3. Anomaly Detection

Identifying data points that are significantly different from the majority of the data. This is crucial for fraud detection, network intrusion detection, and system health monitoring.

Isolation Forest is a popular algorithm for anomaly detection.

4. Association Rule Learning

Discovering interesting relationships (association rules) between variables in large datasets. A classic example is market basket analysis (e.g., "customers who buy bread also tend to buy milk"). Algorithms like Apriori and Eclat are used.

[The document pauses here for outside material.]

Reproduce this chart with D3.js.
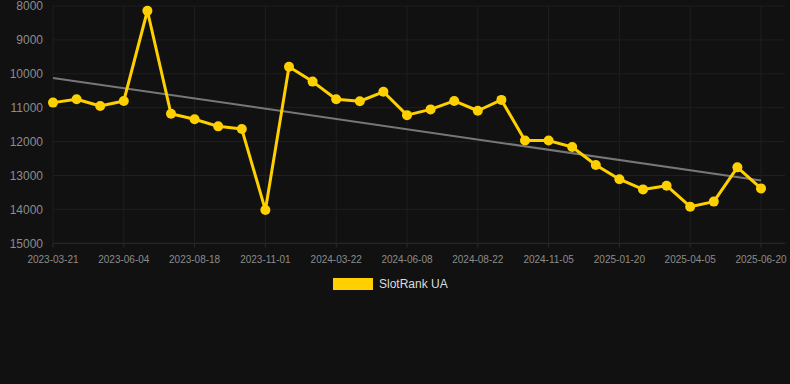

Applications of Unsupervised Learning

Customer Segmentation

Grouping customers based on their purchasing behavior, demographics, or website interactions to tailor marketing strategies.

Image Compression

Reducing the size of image files by identifying and encoding dominant patterns, often using techniques like PCA.

Topic Modeling

Discovering abstract topics within a collection of documents, such as identifying themes in news articles or customer reviews.

Recommender Systems

Suggesting products, movies, or content to users based on patterns in their past behavior or the behavior of similar users.

Visualizing Unsupervised Learning

Clustering of Data Points

This diagram shows data points colored by their assigned cluster, with cluster centroids marked.

PCA-Reduced Data Scatter Plot

This shows data projected onto the first two principal components, often revealing underlying structure.

Unsupervised learning offers powerful tools for unlocking the potential hidden within data, enabling deeper insights and more intelligent systems.